By 2026-03-26April 1st, 2026Featured

The discussion revolved around how to effectively manage Software Bill of Materials (SBOMs) in the automotive and embedded software industries, which are complex and critical. The core challenge is that without automated SBOMs, managing risks across many software parts is extremely difficult, especially given regulatory requirements and complex supply chains.

A key focus was on leveraging existing open-source tools and frameworks to streamline this process. Automotive Grade Linux (AGL), a non-profit open-source Linux project for automotive systems, was highlighted as a strong starting point. By combining AGL with Yocto (a build toolchain), the presenters proposed a robust foundation for embedded SBOM operations. During the session it was also mentioned that no certification is required for AGL even for production used which is huge advantage.

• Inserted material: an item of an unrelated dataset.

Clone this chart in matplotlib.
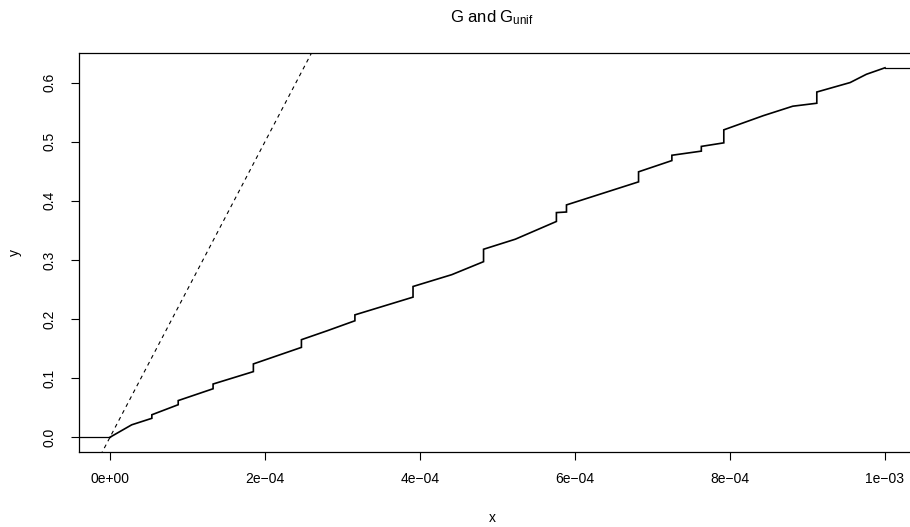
import matplotlib
matplotlib.use("Agg")
import matplotlib.pyplot as plt
import numpy as np

plt.rcParams['font.family'] = ['Liberation Sans', 'DejaVu Sans']
plt.rcParams['mathtext.fontset'] = 'custom'
plt.rcParams['mathtext.rm'] = 'Liberation Sans'
plt.rcParams['mathtext.it'] = 'Liberation Sans'

# ECDF trace (x, y); repeated x values are vertical jumps
ecdf_x = [0.0, 0.28e-4, 0.54e-4, 0.54e-4, 0.88e-4, 0.88e-4, 1.33e-4, 1.33e-4,
          1.85e-4, 1.85e-4, 2.47e-4, 2.47e-4, 2.80e-4, 3.16e-4, 3.16e-4,
          3.91e-4, 3.91e-4, 4.41e-4, 4.82e-4, 4.82e-4, 5.23e-4, 5.76e-4,
          5.76e-4, 5.89e-4, 5.89e-4, 6.82e-4, 6.82e-4, 7.25e-4, 7.25e-4,
          7.63e-4, 7.63e-4, 7.92e-4, 7.92e-4, 8.43e-4, 8.81e-4, 9.12e-4,
          9.12e-4, 9.55e-4, 9.76e-4, 10.0e-4]
ecdf_y = [0.0, 0.021, 0.032, 0.038, 0.055, 0.062, 0.082, 0.090,
          0.111, 0.124, 0.152, 0.165, 0.180, 0.197, 0.207,
          0.237, 0.255, 0.275, 0.297, 0.318, 0.335, 0.365,
          0.380, 0.381, 0.393, 0.432, 0.449, 0.468, 0.477,
          0.484, 0.492, 0.498, 0.520, 0.544, 0.560, 0.565,
          0.584, 0.600, 0.614, 0.625]

# Uniform reference line G_unif: y = slope * x
unif_slope = 2500.0

x_ticks = [0.0, 2e-4, 4e-4, 6e-4, 8e-4, 1e-3]
x_ticklabels = ["0e+00", "2e\u221204", "4e\u221204", "6e\u221204", "8e\u221204", "1e\u221203"]
y_ticks = [0.0, 0.1, 0.2, 0.3, 0.4, 0.5, 0.6]
y_ticklabels = ["0.0", "0.1", "0.2", "0.3", "0.4", "0.5", "0.6"]

W, H = 910, 527
fig = plt.figure(figsize=(W / 100, H / 100), dpi=100)
left, right, top, bottom = 79, 916, 53, 452
ax = fig.add_axes([left / W, 1 - bottom / H, (right - left) / W, (bottom - top) / H])

xmin, xmax = -4e-5, 1.04e-3
ymin, ymax = -0.025, 0.65
ax.set_xlim(xmin, xmax)
ax.set_ylim(ymin, ymax)

# ECDF
ax.plot(ecdf_x, ecdf_y, color='black', lw=1.2, solid_joinstyle='miter')
ax.plot([xmin, ecdf_x[0]], [ecdf_y[0], ecdf_y[0]], color='black', lw=0.9)
ax.plot([ecdf_x[-1], xmax], [ecdf_y[-1], ecdf_y[-1]], color='black', lw=0.9)

# dashed uniform line
lx = np.array([xmin, xmax])
ax.plot(lx, unif_slope * lx, color='black', lw=0.8, linestyle=(0, (3.5, 3.5)))

for s in ax.spines.values():
    s.set_linewidth(0.9)
    s.set_color('black')

ax.set_xticks(x_ticks)
ax.set_xticklabels(x_ticklabels)
ax.set_yticks(y_ticks)
ax.set_yticklabels(y_ticklabels, rotation=90, va='center')
ax.tick_params(axis='both', direction='out', length=5.5, width=0.8, labelsize=10, colors='black')
ax.tick_params(axis='x', pad=9)
ax.tick_params(axis='y', pad=11)

cx = 0.5 * (left + right) / W - 0.006
fig.text(cx, 1 - 18 / H, r'G and G$_{\mathrm{unif}}$', ha='center', va='center', fontsize=12)
fig.text(cx, 1 - 518 / H, 'x', ha='center', va='center', fontsize=10)
fig.text(15 / W, 1 - 0.5 * (top + bottom) / H, 'y', ha='center', va='center', rotation=90, fontsize=10)

fig.savefig('out.png', dpi=100)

The main idea was to build an automated system for assessing SBOMs, called AGL Assessment Automation (AAA). Its purpose is to create a reference system and share best practices for SBOMs in these industries. This involves:

  • Validating policy-based assessment automation within the AGL Continuous Integration (CI) system.
  • Adopting cybersecurity best practices from organizations like OpenSSF and CNCF, covering aspects like SBOM lifecycles and SLSA (Supply-chain Levels for Software Artifacts).
  • Targeting SPDX 3.0 JSON as the preferred SBOM format (which is Yocto-compatible).
  • Collaborating with various open-source communities like Yocto, OpenSSF, OpenChain, and SPDX.
  • Utilizing open-source, reusable toolchains.

The presentation showed a best-case implementation flow for SBOMs, involving steps like generating, verifying, analyzing, enriching, and sharing SBOMs, with a continuous focus on risk management and vulnerability monitoring. A crucial pipeline example demonstrated building an SBOM from AGL, verifying it, analyzing risks, enriching it with more data, attesting its validity, and finally publishing it.

For risk analysis, the proposed system would normalize SBOM data from various sources (like Yocto environments generating SPDX 2 or 3) and then use a policy engine, such as OPA (Open Policy Agent), to perform policy-based risk analysis against defined policies.

Initial proof-of-concept work showed promising results, particularly in validating Yocto SPDX 3 SBOMs generated from AGL. While tools for SPDX 3.0 validation are still emerging, a simple validator was implemented as a proof-of-concept.

Looking ahead, the next steps include exploring different policy engines like OPA or OSS Review Toolkit (ORT), enhancing CVE/VEX operations within the Yocto ecosystem, and further integrating SLSA for improved software supply chain security.